**Description of the task:** Starting at the first line of the listing below, repeat each line exactly until the line containing "213, 80, 0]", which you include. Leave out pictures.

**Data segment:**
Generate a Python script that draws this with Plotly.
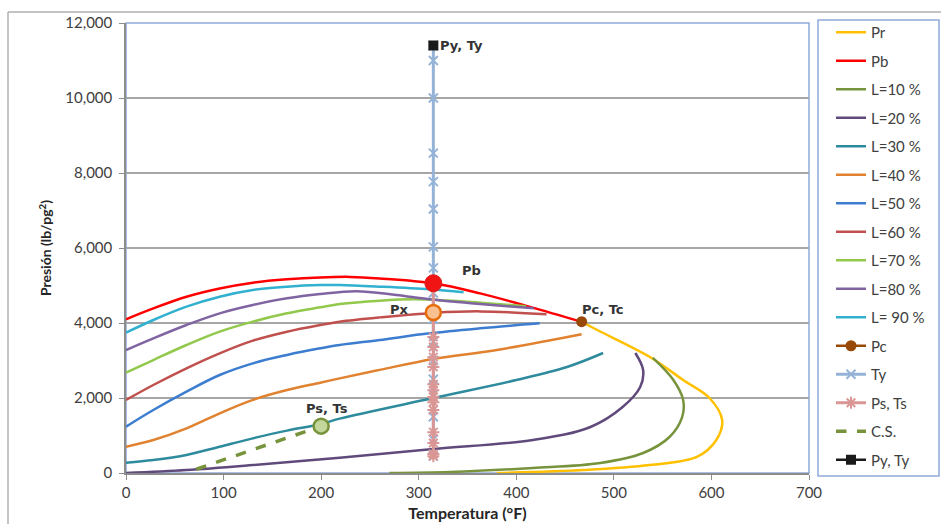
import plotly.graph_objects as go

# Envolvente de fases: curva de rocío (Pr) y curva de burbuja (Pb)
pr_t = [467, 483, 537, 571, 598, 611, 605, 585, 537, 469, 380]
pr_p = [4030, 3813, 3093, 2480, 2000, 1413, 880, 427, 213, 80, 0]

pb_t = [0, 28, 62, 96, 130, 165, 199, 230, 260, 315, 363, 414, 467]
pb_p = [4100, 4390, 4700, 4920, 5075, 5165, 5215, 5230, 5190, 5060, 4790, 4430, 4030]

# Curvas de calidad (porcentaje de líquido)
l10_t = [540, 561, 571, 570, 557, 530, 486, 417, 332, 270]
l10_p = [3070, 2480, 1950, 1490, 960, 533, 267, 133, 27, 0]

l20_t = [0, 62, 130, 219, 315, 417, 476, 509, 527, 530, 522]
l20_p = [0, 80, 213, 410, 640, 880, 1227, 1760, 2293, 2747, 3200]

l30_t = [0, 28, 62, 96, 130, 165, 199, 219, 315, 400, 452, 489]
l30_p = [276, 347, 480, 702, 924, 1130, 1300, 1450, 2000, 2480, 2827, 3200]

l40_t = [0, 28, 62, 96, 130, 165, 199, 219, 260, 315, 380, 467]
l40_p = [700, 880, 1190, 1590, 1950, 2213, 2409, 2524, 2750, 3040, 3280, 3700]

l50_t = [0, 28, 62, 96, 130, 165, 199, 219, 260, 311, 363, 424]
l50_p = [1236, 1680, 2169, 2613, 2924, 3147, 3324, 3413, 3547, 3724, 3858, 3991]

l60_t = [0, 28, 62, 96, 130, 165, 199, 219, 260, 315, 363, 431]
l60_p = [1947, 2347, 2791, 3191, 3529, 3769, 3947, 4036, 4150, 4270, 4310, 4231]

l70_t = [0, 28, 62, 96, 130, 165, 199, 219, 260, 295, 329, 363, 410]
l70_p = [2676, 3013, 3413, 3769, 4036, 4258, 4418, 4507, 4596, 4631, 4600, 4540, 4450]

l80_t = [0, 28, 62, 96, 130, 165, 199, 236, 277, 311, 363, 418]
l80_p = [3280, 3591, 3947, 4258, 4480, 4658, 4773, 4850, 4747, 4631, 4507, 4391]

l90_t = [0, 28, 62, 96, 130, 165, 199, 219, 260, 311, 346]
l90_p = [3742, 4080, 4436, 4702, 4880, 4969, 5013, 5013, 4969, 4898, 4818]

# Punto crítico
pc_t = [467]
pc_p = [4036]

# Trayectoria isotérmica del yacimiento
ty_t = [315] * 17
ty_p = [11400, 11000, 10000, 8530, 7770, 7040, 6030, 5470, 4800, 4100, 3500,
        3000, 2500, 2100, 1500, 900, 450]

ps_t = [315] * 14
ps_p = [5000, 3630, 3360, 3090, 2830, 2370, 2210, 2030, 1890, 1680, 1090,
        800, 510, 450]

# Condiciones de separación (C.S.)
cs_t = [72, 200]
cs_p = [100, 1250]

# Puntos señalados
py_t, py_p = [315], [11400]
pbpt_t, pbpt_p = [315], [5060]
px_t, px_p = [315], [4280]
pst_t, pst_p = [200], [1250]

FONT = "Lato"
LBL = "DejaVu Sans"

fig = go.Figure()


def curve(name, t, p, color, width=2.5, dash=None):
    fig.add_trace(go.Scatter(
        x=t, y=p, name=name, mode="lines", legendgroup=name,
        line=dict(color=color, width=width, shape="spline", smoothing=1.0,
                  dash=dash),
        hoverinfo="skip"))


curve("Pr", pr_t, pr_p, "#FFC000")
curve("Pb", pb_t, pb_p, "#FF0000")
curve("L=10 %", l10_t, l10_p, "#77933C")
curve("L=20 %", l20_t, l20_p, "#604A7B")
curve("L=30 %", l30_t, l30_p, "#2E8B9E")
curve("L=40 %", l40_t, l40_p, "#E0822F")
curve("L=50 %", l50_t, l50_p, "#3C7DD0")
curve("L=60 %", l60_t, l60_p, "#C0504D")
curve("L=70 %", l70_t, l70_p, "#92C84B")
curve("L=80 %", l80_t, l80_p, "#8064A2")
curve("L= 90 %", l90_t, l90_p, "#31B0CF")

fig.add_trace(go.Scatter(
    x=pc_t, y=pc_p, name="Pc", legendgroup="Pc", mode="lines+markers",
    line=dict(color="#984807", width=2.5),
    marker=dict(color="#984807", size=11, symbol="circle"),
    hoverinfo="skip"))

fig.add_trace(go.Scatter(
    x=ty_t, y=ty_p, name="Ty", legendgroup="Ty", mode="lines+markers",
    line=dict(color="#95B3D7", width=3),
    marker=dict(color="#95B3D7", size=9, symbol="x-thin-open",
                line=dict(color="#95B3D7", width=2)),
    hoverinfo="skip"))

fig.add_trace(go.Scatter(
    x=ps_t, y=ps_p, name="Ps, Ts", legendgroup="Ps, Ts", mode="lines+markers",
    line=dict(color="#D99694", width=3),
    marker=dict(color="#D99694", size=10, symbol="asterisk-open",
                line=dict(color="#D99694", width=2)),
    hoverinfo="skip"))

fig.add_trace(go.Scatter(
    x=cs_t, y=cs_p, name="C.S.", legendgroup="C.S.", mode="lines",
    line=dict(color="#77933C", width=3.5, dash="dash"),
    hoverinfo="skip"))

fig.add_trace(go.Scatter(
    x=py_t, y=py_p, name="Py, Ty", legendgroup="Py, Ty", mode="lines+markers",
    line=dict(color="#1A1A1A", width=2.5),
    marker=dict(color="#1A1A1A", size=10, symbol="square"),
    hoverinfo="skip"))

# Marcadores de los puntos Pb, Px y Ps
fig.add_trace(go.Scatter(
    x=pbpt_t, y=pbpt_p, mode="markers", showlegend=False,
    marker=dict(color="#F01414", size=17, line=dict(color="#E02020", width=1)),
    hoverinfo="skip"))
fig.add_trace(go.Scatter(
    x=px_t, y=px_p, mode="markers", showlegend=False,
    marker=dict(color="#FAC090", size=15, line=dict(color="#E46C0A", width=2.5)),
    hoverinfo="skip"))
fig.add_trace(go.Scatter(
    x=pst_t, y=pst_p, mode="markers", showlegend=False,
    marker=dict(color="#C3D69B", size=15, line=dict(color="#77933C", width=2.5)),
    hoverinfo="skip"))

# Etiquetas de los puntos
labels = [
    ("Py, Ty", 320, 11390, "left"),
    ("Pb", 354, 5413, "center"),
    ("Px", 280, 4373, "center"),
    ("Pc, Tc", 465, 4347, "left"),
    ("Ps, Ts", 206, 1707, "center"),
]
for text, x, y, xa in labels:
    fig.add_annotation(x=x, y=y, text="<b>%s</b>" % text, showarrow=False,
                       xanchor=xa, yanchor="middle",
                       font=dict(family=LBL, size=13, color="#333333"))

W, H = 941, 524
L, R, T, B = 126, 132, 23, 51
PW, PH = W - L - R, H - T - B


def px_x(v):
    return (v - L) / PW


def px_y(v):
    return (H - B - v) / PH


shapes = [
    # borde del área de trazado
    dict(type="rect", xref="paper", yref="paper", x0=0, x1=1, y0=0, y1=1,
         line=dict(color="#8EAADB", width=1.5), layer="below"),
    # recuadro de la leyenda
    dict(type="rect", xref="paper", yref="paper", x0=px_x(818), x1=px_x(939),
         y0=px_y(476), y1=px_y(20), line=dict(color="#8EAADB", width=1.5)),
    # marco del gráfico (lados izquierdo y superior)
    dict(type="line", xref="paper", yref="paper", x0=px_x(8), x1=px_x(960),
         y0=px_y(12), y1=px_y(12), line=dict(color="#B0B0B0", width=1.5),
         layer="below"),
    dict(type="line", xref="paper", yref="paper", x0=px_x(8), x1=px_x(8),
         y0=px_y(530), y1=px_y(12), line=dict(color="#B0B0B0", width=1.5),
         layer="below"),
]

fig.update_layout(
    width=W, height=H,
    margin=dict(l=L, r=R, t=T, b=B, autoexpand=False),
    paper_bgcolor="white", plot_bgcolor="white",
    font=dict(family=FONT, size=15, color="#404040"),
    shapes=shapes,
    showlegend=True,
    legend=dict(x=px_x(831), y=1 - 16 / H, yref="container",
                xanchor="left", yanchor="top",
                bgcolor="rgba(0,0,0,0)", borderwidth=0,
                tracegroupgap=6, traceorder="grouped", maxheight=1.0,
                font=dict(family=FONT, size=15, color="#404040")),
    xaxis=dict(range=[0, 700], dtick=100, showgrid=False, zeroline=False,
               automargin=False,
               showline=True, linecolor="#8C8C8C", linewidth=1.5,
               ticks="outside", ticklen=5, tickcolor="#8C8C8C",
               tickfont=dict(family=FONT, size=15, color="#404040"),
               title=dict(text="<b>Temperatura (°F)</b>", standoff=8,
                          font=dict(family=FONT, size=16, color="#262626"))),
    yaxis=dict(range=[0, 12000], dtick=2000, tickformat=",", showgrid=True,
               automargin=False,
               gridcolor="#A6A6A6", gridwidth=1.5, zeroline=False,
               showline=True, linecolor="#8C8C8C", linewidth=1.5,
               ticks="outside", ticklen=5, tickcolor="#8C8C8C",
               ticklabelstandoff=4,
               tickfont=dict(family=FONT, size=15, color="#404040"),
               title=dict(text="<b>Presión (lb/pg<sup>2</sup>)</b>", standoff=10,
                          font=dict(family=FONT, size=14, color="#262626"))),
)

fig.write_html("out.html")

**Reply:**
Generate a Python script that draws this with Plotly.
import plotly.graph_objects as go

# Envolvente de fases: curva de rocío (Pr) y curva de burbuja (Pb)
pr_t = [467, 483, 537, 571, 598, 611, 605, 585, 537, 469, 380]
pr_p = [4030, 3813, 3093, 2480, 2000, 1413, 880, 427, 213, 80, 0]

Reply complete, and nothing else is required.